Wednesday, January 24, 2007

Pesadelo

(Artigo publicado no jornal ZH no dia de hoje)
Pesadelo
ALOYZIO ACHUTTI. Membro da Academia Sul-Rio-Grandense de Medicina

O crime organizado será real ou um pesadelo? Mudança de ano e reinício de governo são momentos muito mais propícios para desejar felicidade e alimentar esperanças e ilusões, mas podem servir também para refletir e acordar.

A busca da segurança parece ter sido sempre um objetivo da humanidade, se não o é também de todo o ser vivo, que se reveste de acessórios (espinhos, secreções cáusticas, carapaças etc.) para se defender de potenciais agressões.

Não é sonho não! O mal é real e antigo. Muda de forma e intensidade, exigindo constante adaptação nas estratégias de defesa. Já foram bandoleiros nas estradas, hordas de bárbaros, bucaneiros e piratas, cangaceiros, esquadrões da morte, máfias de várias nacionalidades, guerrilheiros, juventude transviada, gangues urbanas, os sem-isso ou sem-aquilo, os hackers, as milícias, agora são os traficantes atrapalhados em seus negócios e presidiários muito bem articulados com seus sócios extramuros.

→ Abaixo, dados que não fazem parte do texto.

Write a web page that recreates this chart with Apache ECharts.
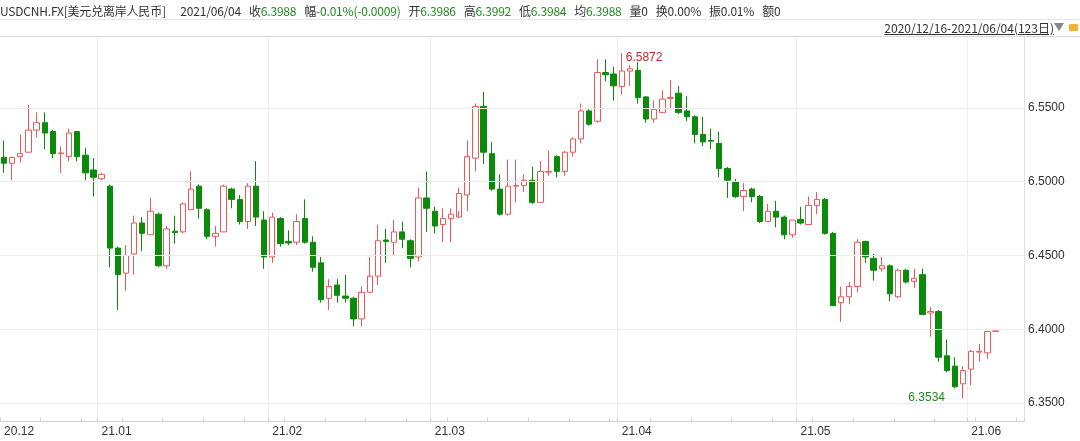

Enquanto der resultado, enquanto o negócio for rentável e houver clientela interessada na mercadoria ou nos resultados políticos da contravenção, o comportamento anti-social do momento continuará crescendo.

E não é só por eficiência mercadológica escusa, sabe-se que chamar atenção para os rejeitados, vingança por desprezo e maus-tratos, a busca de uma identidade ou notoriedade - mesmo que por caminhos escabrosos, servem também como objetivo na vida para muita gente.

As prisões têm hoje a eficiência das muralhas e fortalezas depois da descoberta da pólvora e da dinamite: são símbolos ultrapassados de segregação social, onde a elite da contravenção encontra condições ideais de trabalho para estudar, planejar, discutir, comandar e controlar seus projetos, utilizando recursos sofisticados e - por que não - alguns agentes duplos que, mal pagos como funcionários públicos, encontram formas de complementar sua renda.

A simples reclusão restringe um bem muito importante que é a liberdade de ir e vir, mas em compensação, com tempo disponível e criatividade, abre novas oportunidades de organização. Algum tipo de trabalho, mesmo que forçado, faria muito bem para a saúde dos presos, pode ser uma forma de reeducação, competiria com o ócio protegido, e daria uma oportunidade para pagar dívidas com a sociedade, se alguma pontinha de culpa ainda existir.

Enquanto muitos dormiam em berço esplêndido, deixou-se construir uma sociedade paralela, espontânea, anárquica, deseducada, com a função de fazer o serviço sujo, mais rentável do que os empregos formais que lhes são oferecidos.

Ao se acordar para um novo ano e novo ciclo de governo, uma facção significativa da sociedade está acionando o despertador para a necessidade de um novo "Ministério da Defesa Social" que não busque apenas jogar uma elite contra a outra, encerrando uns em masmorras protegidos por agentes penitenciários e outros atrás de grades residenciais com segurança privada.

Este é o pesadelo, e deve ser possível acordar com uma solução científica, racional, lúcida, política, comprometida e de boa vontade para se conseguir mais do que o simples crescimento do produto interno bruto.